Saturday, September 08, 2007

One for the Dog Lovers

I'm not a dog person, although I do like dogs. I'm one of those people who loves having a menagerie to look after, and our household reflects that. Currently, we have a dog (the big, dopey variety), 2 cats (calico and tortoiseshell), 3 fish, and 2 parakeets who squawk too much.

I ran across this article which is sure to lift doggy spirits in the which-pet-is-smarter-dogs-or-cats war.

For serious scientists, Lassie and her friends were deemed little more than dumbed-down ancestors of the wolf, degenerated into panting morons by millennia of breeding. But a younger generation of researchers has set out to restore the reputations of our beloved pets. "Dogs can do things that we long believed only humans had mastered," says Juliane Kaminski of the Max Planck Institute (MPI) for Evolutionary Anthropology in the eastern German city of Leipzig.

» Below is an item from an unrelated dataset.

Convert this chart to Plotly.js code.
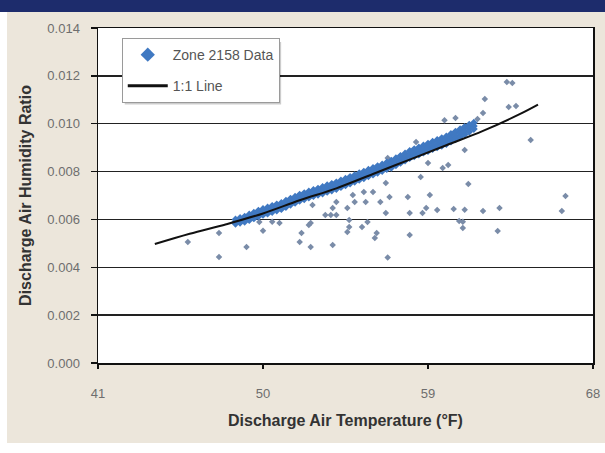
<!DOCTYPE html>
<html><head><meta charset="utf-8">
<script src="https://cdn.plot.ly/plotly-3.0.1.min.js"></script>
<style>
body{margin:0;background:#fff;}
#wrap{position:relative;width:605px;height:453px;background:#fff;overflow:hidden;}
#hdr{position:absolute;left:0;top:0;width:605px;height:12px;background:#1d2c6c;}
#beige{position:absolute;left:7px;top:12px;width:598px;height:431px;background:#ece6db;}
#plot{position:absolute;left:0;top:0;width:605px;height:453px;}
</style></head><body>
<div id="wrap"><div id="hdr"></div><div id="beige"></div><div id="plot"></div></div>
<script>
// 1:1 line
const lineTemp = [44.1, 46, 48, 50, 52, 54, 56, 58, 60, 62, 64, 65];
const lineHum  = [0.00497, 0.0054, 0.0058, 0.00625, 0.0068, 0.0073, 0.0079, 0.0085, 0.0091, 0.0097, 0.0104, 0.0108];

// dense data band
const bandTemp = [48.5,48.75,49,49.25,49.5,49.75,50,50.25,50.5,50.75,51,51.25,51.5,51.75,52,52.25,52.5,52.75,53,53.25,53.5,53.75,54,54.25,54.5,54.75,55,55.25,55.5,55.75,56,56.25,56.5,56.75,57,57.25,57.5,57.75,58,58.25,58.5,58.75,59,59.25,59.5,59.75,60,60.25,60.5,60.75,61,61.25,61.5];
const bandUpper = [0.00600,0.00606,0.00612,0.00621,0.00628,0.00637,0.00644,0.00650,0.00657,0.00663,0.00669,0.00678,0.00687,0.00695,0.00704,0.00710,0.00717,0.00723,0.00729,0.00736,0.00743,0.00749,0.00755,0.00763,0.00770,0.00778,0.00785,0.00793,0.00800,0.00808,0.00815,0.00823,0.00830,0.00838,0.00846,0.00856,0.00866,0.00876,0.00886,0.00894,0.00901,0.00909,0.00917,0.00925,0.00932,0.00940,0.00947,0.00957,0.00967,0.00977,0.00987,0.00996,0.01004];
const bandMid = [0.00590,0.00595,0.00600,0.00608,0.00615,0.00623,0.00630,0.00636,0.00643,0.00649,0.00655,0.00664,0.00673,0.00681,0.00690,0.00696,0.00703,0.00709,0.00715,0.00721,0.00728,0.00734,0.00740,0.00748,0.00755,0.00763,0.00770,0.00778,0.00785,0.00793,0.00800,0.00808,0.00815,0.00823,0.00830,0.00840,0.00850,0.00860,0.00870,0.00878,0.00885,0.00893,0.00900,0.00908,0.00915,0.00923,0.00930,0.00940,0.00950,0.00960,0.00970,0.00980,0.00990];
const bandLower = [0.00582,0.00586,0.00590,0.00597,0.00604,0.00612,0.00619,0.00624,0.00631,0.00637,0.00643,0.00652,0.00661,0.00669,0.00678,0.00684,0.00691,0.00697,0.00703,0.00708,0.00715,0.00721,0.00727,0.00735,0.00742,0.00750,0.00757,0.00765,0.00772,0.00780,0.00787,0.00795,0.00802,0.00810,0.00816,0.00826,0.00836,0.00846,0.00856,0.00864,0.00871,0.00879,0.00886,0.00894,0.00901,0.00908,0.00915,0.00925,0.00935,0.00945,0.00955,0.00966,0.00978];

// scattered data points
const outTemp = [45.9,47.6,47.6,49.1,50.0,48.6,49.8,50.5,50.9,52.6,58.35,56.8,59.0,58.6,59.8,56.7,56.0,55.5,56.9,57.9,59.1,56.4,55.6,55.0,54.9,54.0,53.8,54.6,59.5,58.9,58.7,58.0,56.7,53.4,54.0,52.7,54.7,54.7,55.4,55.7,52.5,52.1,52.0,52.6,53.8,56.2,56.1,58.0,56.8,54.6,53.7,63.3,63.6,62.1,63.4,63.8,62.0,59.9,60.5,61.7,64.6,61.0,60.1,61.2,66.5,66.3,62.9,62.0,61.0,60.4,60.7,60.9,60.9,62.8];
const outHum = [0.00506,0.00543,0.00443,0.00485,0.00553,0.00589,0.00589,0.00590,0.00585,0.00585,0.00924,0.00857,0.00836,0.00777,0.00815,0.00752,0.00715,0.00715,0.00694,0.00694,0.00702,0.00673,0.00673,0.00673,0.00702,0.00673,0.00648,0.00648,0.00639,0.00648,0.00627,0.00627,0.00627,0.00618,0.00618,0.0066,0.00598,0.00568,0.00568,0.00589,0.00577,0.00543,0.00506,0.00485,0.00493,0.00543,0.00522,0.00535,0.00441,0.00547,0.00618,0.01174,0.0117,0.01103,0.0107,0.01074,0.01045,0.01015,0.01024,0.0102,0.00932,0.0089,0.00827,0.00748,0.00698,0.00635,0.00648,0.00635,0.0064,0.00644,0.00593,0.0059,0.00564,0.00552];

const xTicks = [41, 50, 59, 68];
const yTicks = [0, 0.002, 0.004, 0.006, 0.008, 0.010, 0.012, 0.014];
const yTickText = ['0.000','0.002','0.004','0.006','0.008','0.010','0.012','0.014'];

const FONT = '"Liberation Sans", Arial, sans-serif';
const BLUE = '#4079c2';

const traces = [
  {x: outTemp, y: outHum, type:'scatter', mode:'markers', showlegend:false, hoverinfo:'skip',
   marker:{symbol:'diamond', size:5, color:'#7a8ca8'}},
  {x: bandTemp.concat(bandTemp, bandTemp), y: bandUpper.concat(bandMid, bandLower), type:'scatter', mode:'markers', showlegend:false,
   marker:{symbol:'diamond', size:6, color:BLUE}},
  {x: lineTemp, y: lineHum, type:'scatter', mode:'lines', name:'1:1 Line', legendgroup:'b', showlegend:false,
   line:{color:'#111', width:2, shape:'spline'}},
  {x:[null], y:[null], type:'scatter', mode:'markers', name:'Zone 2158 Data', legendgroup:'a',
   marker:{symbol:'diamond', size:11, color:BLUE}},
  {x:[null], y:[null], type:'scatter', mode:'lines', name:'1:1 Line', legendgroup:'b',
   line:{color:'#111', width:3}}
];

const axisCommon = {
  showline:true, linecolor:'#111', linewidth:1.5, mirror:true,
  ticks:'outside', tickcolor:'#111', tickwidth:1.5,
  tickfont:{family:FONT, size:13, color:'#6e6e6e'},
  zeroline:false
};

const layout = {
  width:605, height:453,
  margin:{l:98, r:12, t:28, b:90},
  paper_bgcolor:'rgba(0,0,0,0)', plot_bgcolor:'#fff',
  font:{family:FONT},
  xaxis: Object.assign({}, axisCommon, {
    range:[41,68], tickvals:xTicks, ticklen:4, showgrid:false, ticklabelstandoff:14,
    title:{text:'Discharge Air Temperature (°F)', font:{family:FONT, size:16, color:'#333', weight:'bold'}, standoff:14}
  }),
  yaxis: Object.assign({}, axisCommon, {
    range:[0,0.014], tickvals:yTicks, ticktext:yTickText, ticklen:6, ticklabelstandoff:8,
    showgrid:true, gridcolor:'#222', gridwidth:1.5,
    title:{text:'Discharge Air Humidity Ratio', font:{family:FONT, size:16, color:'#333', weight:'bold'}, standoff:12}
  }),
  legend:{x:0.048, y:0.97, xanchor:'left', yanchor:'top', bgcolor:'#fff', bordercolor:'#9a9a9a', borderwidth:1,
    font:{family:FONT, size:14, color:'#555'}, tracegroupgap:10, traceorder:'grouped', itemwidth:40},
  shapes:[
    {type:'rect', xref:'paper', yref:'paper', x0:0.054, x1:0.37, y0:0.772, y1:0.958, layer:'above',
     fillcolor:'rgba(0,0,0,0.2)', line:{width:0}}
  ]
};

Plotly.newPlot('plot', traces, layout, {displayModeBar:false, staticPlot:true});
</script>
</body></html>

It is precisely their proximity to people -- which disqualified our four-legged friends as a model for so long -- that now makes them interesting to animal researchers. "When it comes to understanding human behavior, no mammal comes even close to the dog," says Kaminski. Her Leipzig research team has demonstrated that dogs are far better than the supposedly clever apes at interpreting human gestures.

The researchers held two containers, one empty and the other containing food, in front of chimpanzees and dogs. Then they pointed to the correct container. The canines understood the gesture immediately, while the apes, genetically much more closely related to humans, were often perplexed by the pointing finger.

That's not all. Many dogs were even capable of interpreting the researcher's gaze. When the scientists looked at a container, the dogs would search inside for food, but when they looked in the direction of the container but focused on a point above it on the wall, the dogs were able to understand that this was not meant as a sign.

It's interesting that we have trained dogs to understand us in ways other animals do not. Even though apes are supposedly more closely related to humans, it is dogs who understand our gestures, facial expressions, and speech.

Interestingly, border collies and herding dogs seem to be smarter than other dogs. And, unfortunately for us cat lovers, cats seem to do far worse. Argh!